It is the world of plastics and high-strength ceramics, of gasoline, natural gas, and fuel cells, of semiconductors and light emitting diodes, of clean air and water, of pharmaceuticals, drug delivery, and scaffolds for artificial organs. It is a world where engineers tinker with molecules through the foundations of chemistry, biology, physics and mathematics to develop new products and chemical processes that enhance our quality of life. This remarkable connection from the molecular scale to the macroscopic scale where one can touch and see the effects of molecular tinkering on products and processes, is truly the hallmark of Chemical and Biomolecular Engineering. The world of Chemical and Biomolecular Engineering fully embraces forefront areas of Nanotechnology, Biotechnology, and Environmental Science. Our students are given the fundamental training to work in virtually all industrial sectors - in the petroleum and chemical industries, in the consumer products industry, in the biotechnology and pharmaceutical industries, in semiconductor manufacturing and microfabrication, in advanced materials and the polymer industries, in the food and natural products industries, and in environmental technology development. Students with Chemical and Biomolecular Engineering backgrounds also go on to successful careers in medicine, law, business and consulting.

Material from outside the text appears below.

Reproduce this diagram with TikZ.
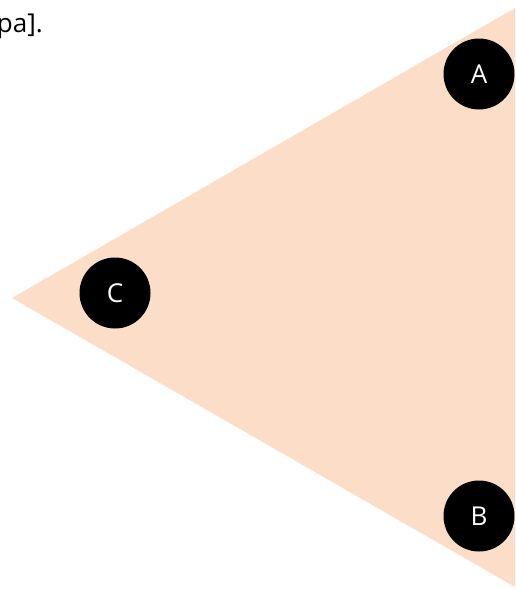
\documentclass[tikz,border=0pt]{standalone}
\usepackage{fontspec}
\setmainfont{Open Sans}
\definecolor{peach}{RGB}{252,221,199}
\begin{document}
\begin{tikzpicture}[x=1pt,y=-1pt,
  vtx/.style={circle,fill=black,text=white,minimum size=71pt,inner sep=0pt,font=\fontsize{26}{30}\selectfont}]
\useasboundingbox (0,0) rectangle (515,589);
\fill[peach] (515,8) -- (12,298) -- (515,587) -- cycle;
\node[anchor=base east,inner sep=0pt,font=\fontsize{26}{30}\selectfont] (txt) at (43,32) {pa].};
\node[vtx] (A) at (479,74) {A};
\node[vtx] (C) at (115,293) {C};
\node[vtx] (B) at (479,516) {B};
\end{tikzpicture}
\end{document}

The Curriculum is based on the foundations of the Chemical and Biomolecular Sciences. Through fundamental courses in thermodynamics, transport processes, reaction engineering and design, students learn how to work with molecules as simple as methane to molecules as complex as proteins, nucleic acids and lipids, and learn how new products and processes are developed. Biomolecular Engineering is an increasingly important component of our curriculum, and our faculty are involved in such wonderful new areas as gene delivery systems, cell and tissue engineering, biomimetic materials, and nanobiotechnology.
We have a small student-to-faculty ratio that allows every student to get individualized attention. The high level of research activity in the department leads to an environment where individualized learning is coupled to the opportunity to participate in research. Every student has the opportunity to obtain a research experience. Many of our faculty conduct collaborative research with faculty at the other Engineering Departments, in the Physical and Life Sciences, and at the Medical School. This allows the student to participate in forefront research and to understand the relevance of an education in Chemical and Biomolecular Engineering. We strongly encourage undergraduates to participate in research projects, present their research at scientific conferences and publish their work in journals.
The Department implements a unique Practice School Program in the final year, where students work on industrial projects jointly supervised by professional engineers at world-class chemical companies in the region. Students learn to work in teams, acquire excellent communication skills, and learn how to solve real-life technical problems.
We have a flexible curriculum that allows students to co-specialize in the areas of Biomolecular Engineering, Environmental Sciences, Materials Engineering or Business Studies.
Based on the events unfolding from the aftermath of hurricane Katrina, the Department of Chemical and Biomolecular Engineering will reflect educational objectives that are distinctive to Tulane and to New Orleans. In addition to providing a highly rigorous education in Chemical and Biomolecular Engineering, the Department will work with University guidance to provide students with tremendous opportunities to help rebuild the city and community.